* **Entries provided**:
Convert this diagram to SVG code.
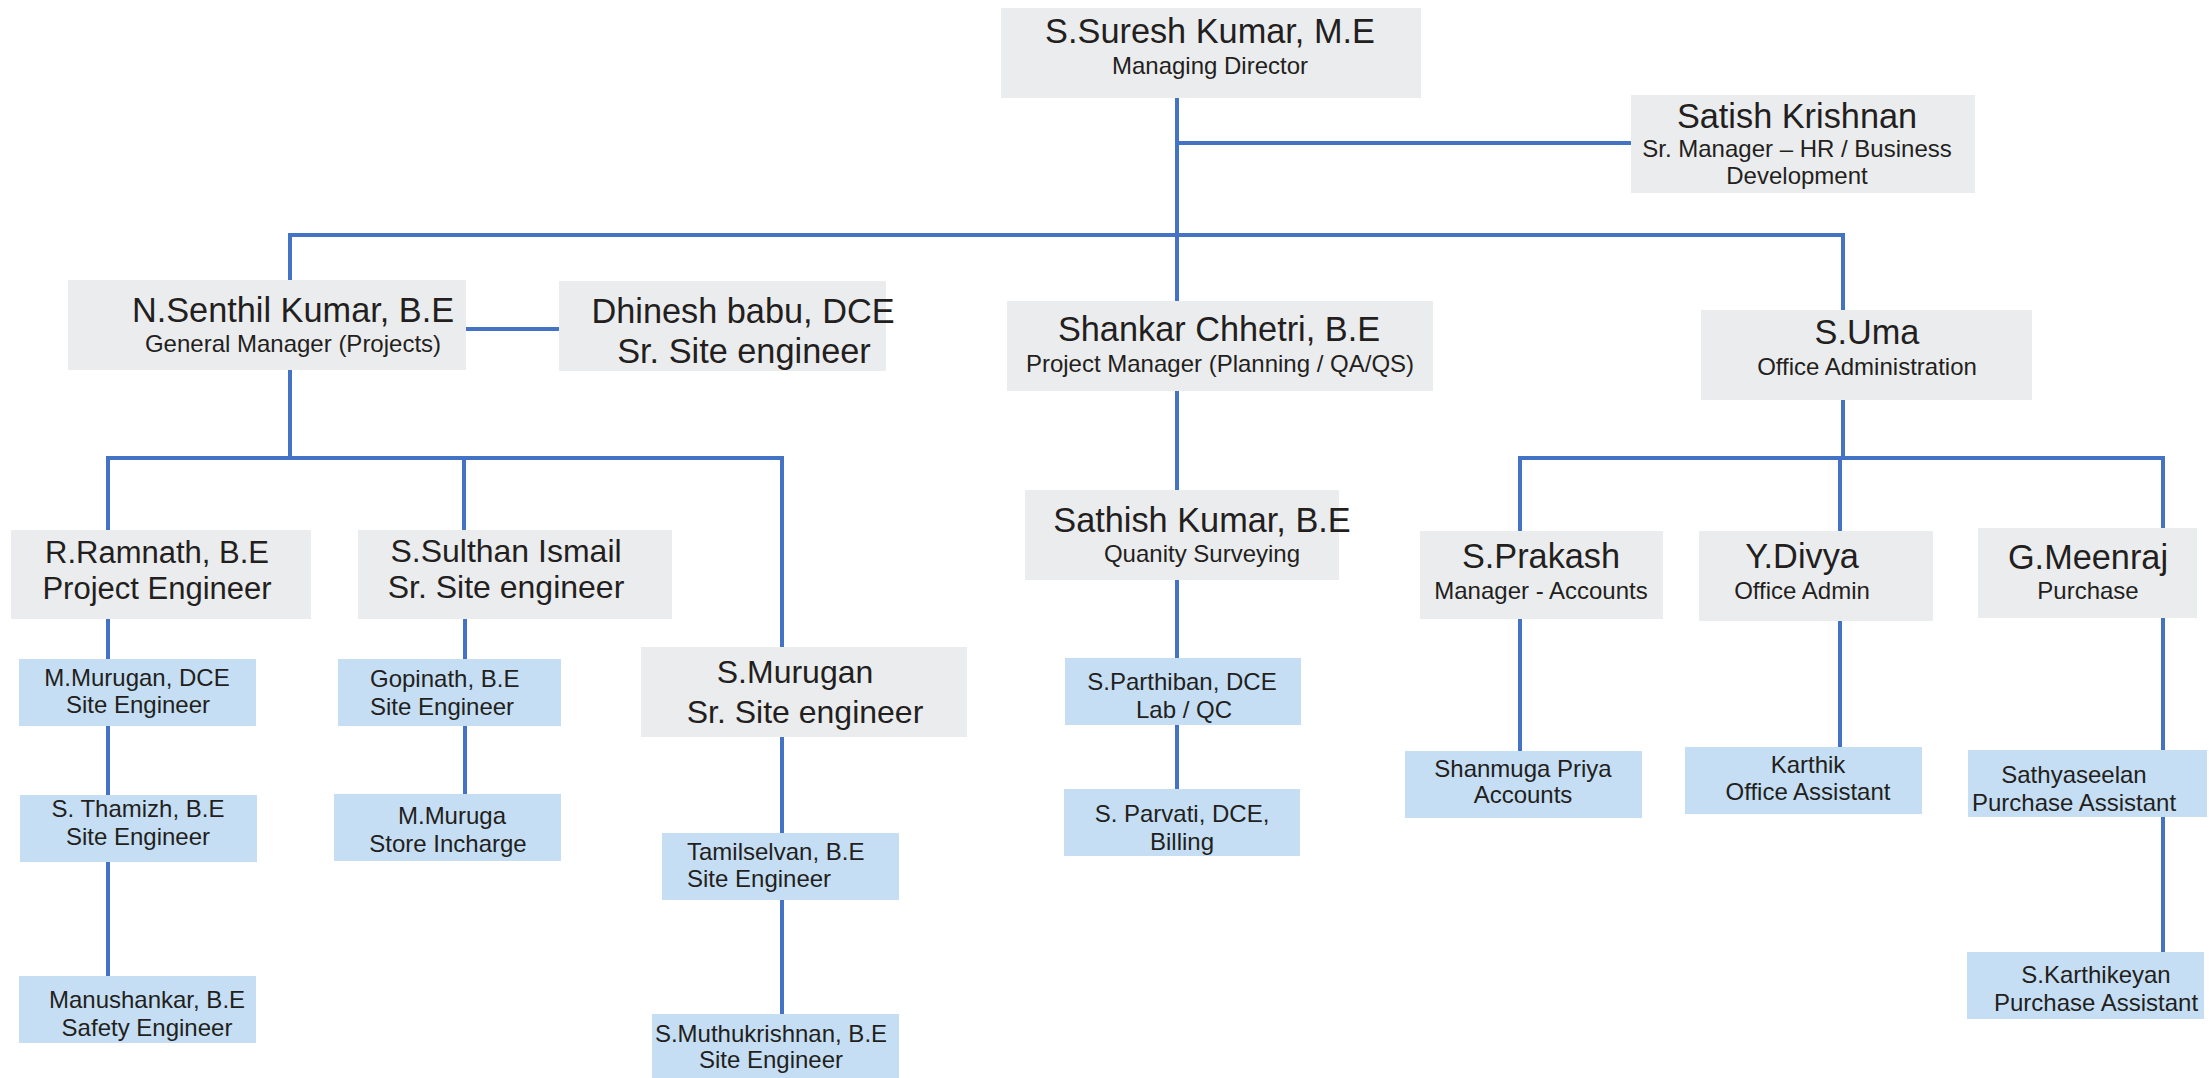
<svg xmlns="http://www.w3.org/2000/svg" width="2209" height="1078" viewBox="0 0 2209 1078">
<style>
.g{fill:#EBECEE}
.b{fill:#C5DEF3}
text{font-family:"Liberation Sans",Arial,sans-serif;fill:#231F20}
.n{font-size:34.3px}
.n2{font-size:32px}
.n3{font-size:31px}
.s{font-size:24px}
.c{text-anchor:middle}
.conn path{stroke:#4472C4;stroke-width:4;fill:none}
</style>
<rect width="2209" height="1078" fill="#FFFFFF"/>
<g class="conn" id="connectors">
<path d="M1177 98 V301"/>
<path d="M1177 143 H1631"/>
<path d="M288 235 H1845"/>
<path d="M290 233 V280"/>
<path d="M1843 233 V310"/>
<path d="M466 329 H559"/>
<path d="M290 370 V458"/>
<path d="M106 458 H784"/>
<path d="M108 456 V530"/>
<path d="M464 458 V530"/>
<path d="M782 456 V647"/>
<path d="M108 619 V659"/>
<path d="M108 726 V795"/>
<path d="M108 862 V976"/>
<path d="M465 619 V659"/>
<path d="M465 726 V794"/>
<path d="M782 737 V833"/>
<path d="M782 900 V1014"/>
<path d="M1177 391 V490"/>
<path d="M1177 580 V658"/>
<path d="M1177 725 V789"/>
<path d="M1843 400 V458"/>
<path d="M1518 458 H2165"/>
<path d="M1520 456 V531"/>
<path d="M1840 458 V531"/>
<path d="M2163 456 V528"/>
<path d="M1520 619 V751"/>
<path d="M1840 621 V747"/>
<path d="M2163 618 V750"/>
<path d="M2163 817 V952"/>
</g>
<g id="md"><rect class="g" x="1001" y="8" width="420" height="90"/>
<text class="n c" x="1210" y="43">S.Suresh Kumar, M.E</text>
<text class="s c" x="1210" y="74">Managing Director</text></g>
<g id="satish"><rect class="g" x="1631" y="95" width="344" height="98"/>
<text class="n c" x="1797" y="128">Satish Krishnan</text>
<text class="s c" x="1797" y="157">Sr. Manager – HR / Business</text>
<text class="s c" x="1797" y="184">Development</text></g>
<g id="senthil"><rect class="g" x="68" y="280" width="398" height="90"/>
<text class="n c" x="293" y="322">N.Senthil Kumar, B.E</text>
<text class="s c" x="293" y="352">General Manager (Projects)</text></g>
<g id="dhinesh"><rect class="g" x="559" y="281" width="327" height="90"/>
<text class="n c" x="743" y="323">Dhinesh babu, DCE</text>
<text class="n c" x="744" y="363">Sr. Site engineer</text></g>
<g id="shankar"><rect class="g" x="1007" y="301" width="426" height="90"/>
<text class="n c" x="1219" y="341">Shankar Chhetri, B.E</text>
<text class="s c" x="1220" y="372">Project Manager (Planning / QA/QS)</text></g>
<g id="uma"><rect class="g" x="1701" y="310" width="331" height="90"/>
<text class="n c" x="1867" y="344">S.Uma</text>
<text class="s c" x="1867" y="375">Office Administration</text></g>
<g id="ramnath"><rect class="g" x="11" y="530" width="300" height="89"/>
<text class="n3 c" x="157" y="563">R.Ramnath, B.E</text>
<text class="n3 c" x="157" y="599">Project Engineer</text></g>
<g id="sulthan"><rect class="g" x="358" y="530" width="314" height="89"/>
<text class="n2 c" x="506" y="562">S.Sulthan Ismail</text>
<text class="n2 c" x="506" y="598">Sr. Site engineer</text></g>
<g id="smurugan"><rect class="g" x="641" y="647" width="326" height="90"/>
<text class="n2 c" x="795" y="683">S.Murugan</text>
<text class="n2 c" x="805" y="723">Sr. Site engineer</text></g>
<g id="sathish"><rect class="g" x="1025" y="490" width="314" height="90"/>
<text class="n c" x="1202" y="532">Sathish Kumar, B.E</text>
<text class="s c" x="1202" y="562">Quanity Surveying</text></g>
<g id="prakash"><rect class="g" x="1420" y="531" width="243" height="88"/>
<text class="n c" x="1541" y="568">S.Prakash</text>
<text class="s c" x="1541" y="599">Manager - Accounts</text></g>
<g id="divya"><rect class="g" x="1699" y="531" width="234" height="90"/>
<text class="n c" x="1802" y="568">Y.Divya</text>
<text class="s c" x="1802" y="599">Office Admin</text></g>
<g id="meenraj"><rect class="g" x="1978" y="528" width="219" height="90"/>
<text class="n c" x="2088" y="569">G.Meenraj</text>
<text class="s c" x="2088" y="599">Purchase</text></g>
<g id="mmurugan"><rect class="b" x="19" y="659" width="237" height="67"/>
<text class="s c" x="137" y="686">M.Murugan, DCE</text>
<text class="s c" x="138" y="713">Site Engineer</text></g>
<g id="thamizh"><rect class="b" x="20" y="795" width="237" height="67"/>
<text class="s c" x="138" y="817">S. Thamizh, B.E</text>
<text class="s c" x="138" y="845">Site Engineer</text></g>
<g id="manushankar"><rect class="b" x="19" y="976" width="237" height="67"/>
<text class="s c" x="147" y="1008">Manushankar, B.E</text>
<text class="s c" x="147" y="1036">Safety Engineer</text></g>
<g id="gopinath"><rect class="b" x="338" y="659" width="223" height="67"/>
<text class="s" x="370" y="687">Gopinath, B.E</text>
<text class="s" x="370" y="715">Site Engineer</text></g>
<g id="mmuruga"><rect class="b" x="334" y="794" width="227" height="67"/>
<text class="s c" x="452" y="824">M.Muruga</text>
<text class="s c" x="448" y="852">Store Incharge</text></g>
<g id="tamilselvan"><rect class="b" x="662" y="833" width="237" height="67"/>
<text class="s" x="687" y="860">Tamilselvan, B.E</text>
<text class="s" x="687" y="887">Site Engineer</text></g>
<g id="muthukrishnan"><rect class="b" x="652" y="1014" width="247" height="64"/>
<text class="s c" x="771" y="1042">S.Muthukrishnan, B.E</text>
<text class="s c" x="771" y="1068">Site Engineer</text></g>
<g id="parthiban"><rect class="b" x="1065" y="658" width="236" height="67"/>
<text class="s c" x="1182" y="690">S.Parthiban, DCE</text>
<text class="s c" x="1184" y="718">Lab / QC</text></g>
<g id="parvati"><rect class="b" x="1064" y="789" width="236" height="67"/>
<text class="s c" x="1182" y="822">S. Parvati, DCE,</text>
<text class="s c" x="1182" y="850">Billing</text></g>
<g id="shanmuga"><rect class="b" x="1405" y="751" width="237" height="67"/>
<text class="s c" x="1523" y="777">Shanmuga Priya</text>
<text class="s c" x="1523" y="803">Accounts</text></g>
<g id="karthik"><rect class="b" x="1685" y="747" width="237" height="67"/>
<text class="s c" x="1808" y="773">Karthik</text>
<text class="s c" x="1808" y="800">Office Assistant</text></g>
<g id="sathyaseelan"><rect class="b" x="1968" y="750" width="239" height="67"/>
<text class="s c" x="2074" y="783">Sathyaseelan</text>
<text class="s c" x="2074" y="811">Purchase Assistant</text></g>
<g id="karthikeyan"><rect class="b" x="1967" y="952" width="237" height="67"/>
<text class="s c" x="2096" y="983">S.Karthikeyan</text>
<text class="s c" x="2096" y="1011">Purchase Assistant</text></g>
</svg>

...

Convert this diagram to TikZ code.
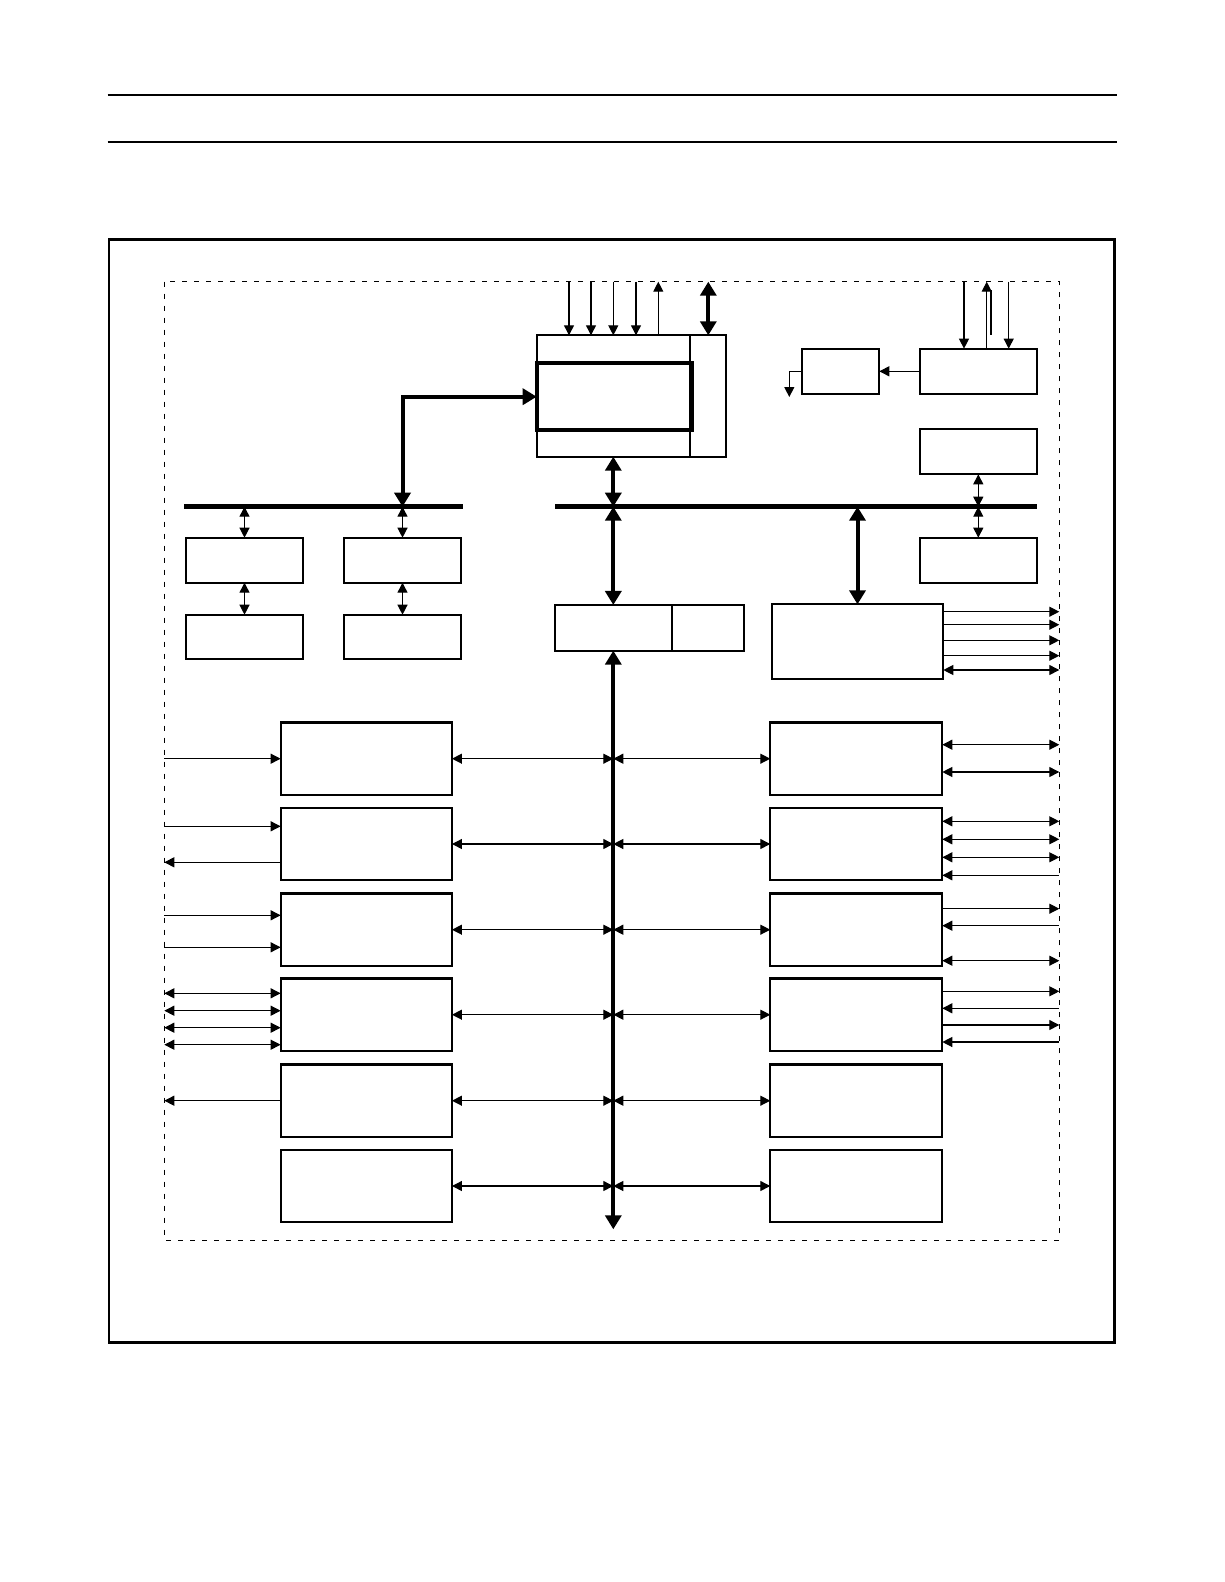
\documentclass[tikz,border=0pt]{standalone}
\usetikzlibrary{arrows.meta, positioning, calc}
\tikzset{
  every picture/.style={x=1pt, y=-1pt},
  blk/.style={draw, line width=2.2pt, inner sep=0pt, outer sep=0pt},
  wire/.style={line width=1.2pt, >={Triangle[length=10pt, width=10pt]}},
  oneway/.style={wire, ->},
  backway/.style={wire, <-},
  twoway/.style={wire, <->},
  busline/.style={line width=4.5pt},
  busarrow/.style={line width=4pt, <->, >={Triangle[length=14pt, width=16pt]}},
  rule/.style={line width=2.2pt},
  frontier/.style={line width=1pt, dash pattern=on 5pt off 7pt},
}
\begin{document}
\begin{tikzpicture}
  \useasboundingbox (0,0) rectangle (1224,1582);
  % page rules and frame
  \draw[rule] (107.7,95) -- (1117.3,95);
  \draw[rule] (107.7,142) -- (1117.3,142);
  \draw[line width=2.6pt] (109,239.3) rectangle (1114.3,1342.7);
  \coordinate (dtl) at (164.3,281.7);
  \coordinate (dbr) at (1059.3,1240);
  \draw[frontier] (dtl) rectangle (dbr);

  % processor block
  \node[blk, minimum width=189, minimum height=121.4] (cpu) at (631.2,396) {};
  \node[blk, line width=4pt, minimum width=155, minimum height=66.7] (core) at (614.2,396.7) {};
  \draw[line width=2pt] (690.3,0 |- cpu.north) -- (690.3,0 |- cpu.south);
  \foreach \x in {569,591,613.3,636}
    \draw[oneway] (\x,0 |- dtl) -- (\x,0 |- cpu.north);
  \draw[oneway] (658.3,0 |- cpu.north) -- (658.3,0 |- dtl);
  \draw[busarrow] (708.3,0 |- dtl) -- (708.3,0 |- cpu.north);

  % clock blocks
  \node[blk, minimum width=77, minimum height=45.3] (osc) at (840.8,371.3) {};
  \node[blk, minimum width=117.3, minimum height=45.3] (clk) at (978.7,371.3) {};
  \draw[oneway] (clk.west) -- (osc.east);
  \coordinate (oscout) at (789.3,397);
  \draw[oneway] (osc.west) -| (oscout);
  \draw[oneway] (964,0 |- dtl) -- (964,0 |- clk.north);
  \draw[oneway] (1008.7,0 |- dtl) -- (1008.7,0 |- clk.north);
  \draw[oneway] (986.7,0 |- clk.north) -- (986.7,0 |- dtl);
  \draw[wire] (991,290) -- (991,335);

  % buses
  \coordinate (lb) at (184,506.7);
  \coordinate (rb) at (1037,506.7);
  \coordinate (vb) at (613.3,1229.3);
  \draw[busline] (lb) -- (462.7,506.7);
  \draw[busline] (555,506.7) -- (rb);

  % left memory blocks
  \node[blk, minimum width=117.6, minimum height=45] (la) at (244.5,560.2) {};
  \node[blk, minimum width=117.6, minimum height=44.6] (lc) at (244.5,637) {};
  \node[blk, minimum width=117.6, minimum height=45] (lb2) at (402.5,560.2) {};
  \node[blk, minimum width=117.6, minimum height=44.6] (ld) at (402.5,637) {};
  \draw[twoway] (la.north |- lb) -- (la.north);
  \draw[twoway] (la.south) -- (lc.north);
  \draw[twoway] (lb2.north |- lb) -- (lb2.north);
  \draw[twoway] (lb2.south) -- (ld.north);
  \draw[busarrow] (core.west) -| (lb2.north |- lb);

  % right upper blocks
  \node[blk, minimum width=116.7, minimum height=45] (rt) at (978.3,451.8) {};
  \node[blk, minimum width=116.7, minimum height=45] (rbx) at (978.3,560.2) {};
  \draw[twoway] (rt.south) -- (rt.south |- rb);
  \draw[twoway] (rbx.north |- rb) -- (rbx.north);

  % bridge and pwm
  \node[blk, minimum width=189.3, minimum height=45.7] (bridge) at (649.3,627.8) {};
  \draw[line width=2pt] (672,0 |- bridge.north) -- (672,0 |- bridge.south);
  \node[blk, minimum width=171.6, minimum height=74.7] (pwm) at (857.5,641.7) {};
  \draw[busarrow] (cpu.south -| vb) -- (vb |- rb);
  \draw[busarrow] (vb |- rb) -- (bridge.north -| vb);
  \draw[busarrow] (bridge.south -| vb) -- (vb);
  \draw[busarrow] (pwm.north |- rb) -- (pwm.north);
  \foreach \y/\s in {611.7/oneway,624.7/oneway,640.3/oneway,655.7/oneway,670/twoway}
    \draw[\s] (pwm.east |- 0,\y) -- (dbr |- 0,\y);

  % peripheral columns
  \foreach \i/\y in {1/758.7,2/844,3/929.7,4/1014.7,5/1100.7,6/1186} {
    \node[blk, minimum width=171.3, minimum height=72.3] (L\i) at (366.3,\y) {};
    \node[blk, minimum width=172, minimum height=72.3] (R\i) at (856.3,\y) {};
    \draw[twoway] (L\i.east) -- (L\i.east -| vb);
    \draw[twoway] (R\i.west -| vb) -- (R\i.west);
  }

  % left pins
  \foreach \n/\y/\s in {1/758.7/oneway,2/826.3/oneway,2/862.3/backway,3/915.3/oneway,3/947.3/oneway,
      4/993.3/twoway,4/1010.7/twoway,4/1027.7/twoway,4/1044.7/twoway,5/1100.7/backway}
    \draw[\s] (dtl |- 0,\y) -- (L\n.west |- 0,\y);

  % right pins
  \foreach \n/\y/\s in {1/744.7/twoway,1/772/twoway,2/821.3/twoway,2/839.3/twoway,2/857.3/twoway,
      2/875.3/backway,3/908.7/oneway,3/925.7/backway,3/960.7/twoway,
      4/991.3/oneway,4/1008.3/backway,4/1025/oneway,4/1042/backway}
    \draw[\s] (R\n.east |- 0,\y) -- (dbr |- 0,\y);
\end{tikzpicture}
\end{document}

==

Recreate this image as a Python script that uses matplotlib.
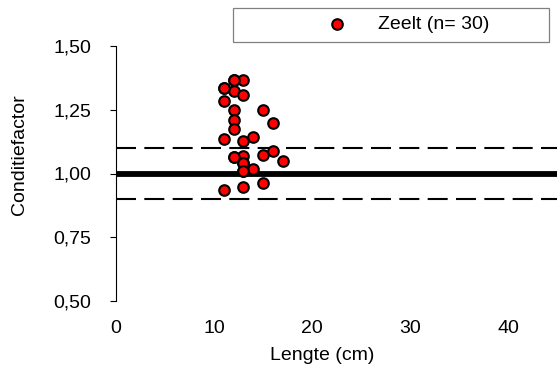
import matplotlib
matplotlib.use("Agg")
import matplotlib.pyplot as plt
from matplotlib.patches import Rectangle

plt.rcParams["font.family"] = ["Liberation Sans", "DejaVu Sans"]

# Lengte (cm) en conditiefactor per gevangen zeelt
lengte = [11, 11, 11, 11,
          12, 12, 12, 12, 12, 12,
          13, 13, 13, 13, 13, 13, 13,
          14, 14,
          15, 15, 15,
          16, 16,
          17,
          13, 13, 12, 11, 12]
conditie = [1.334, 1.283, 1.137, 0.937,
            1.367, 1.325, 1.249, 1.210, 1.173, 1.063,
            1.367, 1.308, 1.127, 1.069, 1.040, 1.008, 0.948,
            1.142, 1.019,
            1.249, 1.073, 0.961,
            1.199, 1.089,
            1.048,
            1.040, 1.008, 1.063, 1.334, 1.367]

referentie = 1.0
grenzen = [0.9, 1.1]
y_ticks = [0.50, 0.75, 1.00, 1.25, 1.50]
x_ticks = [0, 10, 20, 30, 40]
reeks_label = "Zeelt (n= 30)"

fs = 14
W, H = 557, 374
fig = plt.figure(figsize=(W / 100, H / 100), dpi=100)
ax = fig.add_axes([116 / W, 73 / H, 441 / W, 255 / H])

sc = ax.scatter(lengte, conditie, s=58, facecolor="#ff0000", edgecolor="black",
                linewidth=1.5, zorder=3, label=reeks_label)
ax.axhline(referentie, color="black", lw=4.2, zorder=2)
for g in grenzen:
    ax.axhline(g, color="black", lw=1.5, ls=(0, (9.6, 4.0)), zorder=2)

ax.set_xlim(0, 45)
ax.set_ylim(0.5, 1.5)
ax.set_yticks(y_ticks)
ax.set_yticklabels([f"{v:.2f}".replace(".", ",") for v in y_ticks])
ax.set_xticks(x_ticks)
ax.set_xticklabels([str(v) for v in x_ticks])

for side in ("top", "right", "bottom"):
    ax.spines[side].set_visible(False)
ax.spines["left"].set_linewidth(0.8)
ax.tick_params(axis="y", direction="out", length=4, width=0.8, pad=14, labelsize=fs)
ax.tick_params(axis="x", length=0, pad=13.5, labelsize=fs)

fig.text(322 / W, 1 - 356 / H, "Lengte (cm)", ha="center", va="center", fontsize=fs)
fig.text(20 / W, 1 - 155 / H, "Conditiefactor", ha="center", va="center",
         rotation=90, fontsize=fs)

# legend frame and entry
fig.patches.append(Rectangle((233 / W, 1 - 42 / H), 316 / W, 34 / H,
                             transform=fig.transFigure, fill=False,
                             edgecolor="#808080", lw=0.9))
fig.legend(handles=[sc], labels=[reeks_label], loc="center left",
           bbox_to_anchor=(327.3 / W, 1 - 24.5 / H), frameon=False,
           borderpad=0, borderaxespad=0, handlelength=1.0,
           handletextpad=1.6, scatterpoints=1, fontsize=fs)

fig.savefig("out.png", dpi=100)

* **Set exercise**:
Only the lines from the one bearing "Recreate this image" to the one bearing "ax = fig.add_axes([116", both included, should be restated word for word, with pictures left out.

* **The reply**:
Recreate this image as a Python script that uses matplotlib.
import matplotlib
matplotlib.use("Agg")
import matplotlib.pyplot as plt
from matplotlib.patches import Rectangle

plt.rcParams["font.family"] = ["Liberation Sans", "DejaVu Sans"]

# Lengte (cm) en conditiefactor per gevangen zeelt
lengte = [11, 11, 11, 11,
          12, 12, 12, 12, 12, 12,
          13, 13, 13, 13, 13, 13, 13,
          14, 14,
          15, 15, 15,
          16, 16,
          17,
          13, 13, 12, 11, 12]
conditie = [1.334, 1.283, 1.137, 0.937,
            1.367, 1.325, 1.249, 1.210, 1.173, 1.063,
            1.367, 1.308, 1.127, 1.069, 1.040, 1.008, 0.948,
            1.142, 1.019,
            1.249, 1.073, 0.961,
            1.199, 1.089,
            1.048,
            1.040, 1.008, 1.063, 1.334, 1.367]

referentie = 1.0
grenzen = [0.9, 1.1]
y_ticks = [0.50, 0.75, 1.00, 1.25, 1.50]
x_ticks = [0, 10, 20, 30, 40]
reeks_label = "Zeelt (n= 30)"

fs = 14
W, H = 557, 374
fig = plt.figure(figsize=(W / 100, H / 100), dpi=100)
ax = fig.add_axes([116 / W, 73 / H, 441 / W, 255 / H])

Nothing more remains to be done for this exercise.